Os seus pais sabiam o que se passava?
Ninguém imaginava. O meu pai morreu sem saber de nada. A minha mãe sabia que havia crises, mas não lhe contava pormenores.
E os seus amigos?
Havia alguns amigos com quem ia desabafando. Todas as testemunhas que levei a tribunal eram amigas com quem desabafava.
Essas pessoas diziam-lhe para sair de casa?
Diziam. E várias vezes tentei. Quando foi a cena da arma, uma das minhas testemunhas foi a Dra. Ana Cotrim, advogada, que ainda foi à PSP fazer queixa, mas depois o Armando Vara e a esposa deram-me a volta e não avancei.
Mas nunca chegou a sair de casa?
Em 2007, tivemos oito meses separados.
E nesses oito meses não se sentia melhor?
Sentia. Só que ele vinha sempre atrás de mim. Desde que saí de casa há três anos, que o Paco está sempre a mandar sobremesas e coisas para mim através da Constança. Ele não interioriza a gravidade disto. Quando ele diz à imprensa que isto é lixo ou que é uma palhaçada é porque usar uma arma ou fazer estas coisas é normal para ele.
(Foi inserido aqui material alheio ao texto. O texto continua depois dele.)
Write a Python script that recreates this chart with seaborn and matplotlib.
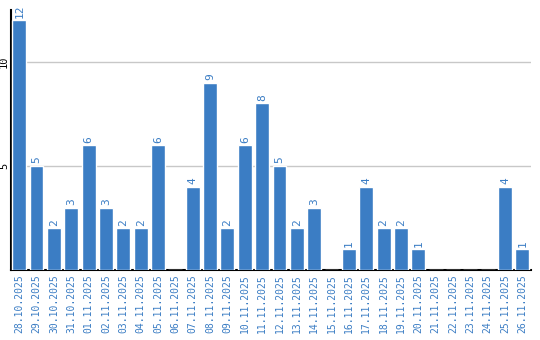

Ele acusa-a de o querer roubar…
Roubá-lo de quê? Ele não tem nada. A única coisa que ele tem é um monte, que está hipotecado. Ele é que me roubou, porque vendi a minha casa de Coimbra e todo o dinheiro que tinha meti-o em Oeiras.
Acha que ele não se apercebe da gravidade da situação?
Não. Nunca na vida ele teve quem lhe fizesse frente. Ele sempre processou quem quis e como quis. Nunca lhe passou pela cabeça que alguém o enfrentasse.
Mas ele nunca a ameaçou desde que se separaram?
Não, porque ele sabe que não o podia fazer. Tomei as minhas precauções e ele certamente sabe que as tomei.
Quais são essas precauções?
Comigo, com o carro, com os meus movimentos. Tenho cuidados. O carro fica sempre dentro da prisão durante todo o dia, à noite fica na garagem. Tento ver onde é que estaciono.
Anda sempre a olhar para trás?
Isso é o mínimo. No primeiro ano, ele não sabia onde eu morava.
Tem medo dele?
Não, mas sei do que ele é capaz.
Como tem sido esta luta?
Tem sido muito dolorosa. Nos últimos meses em que vivemos juntos, a situação agravou-se muito. Nem eu imaginava que ia pedir apoio à APAV.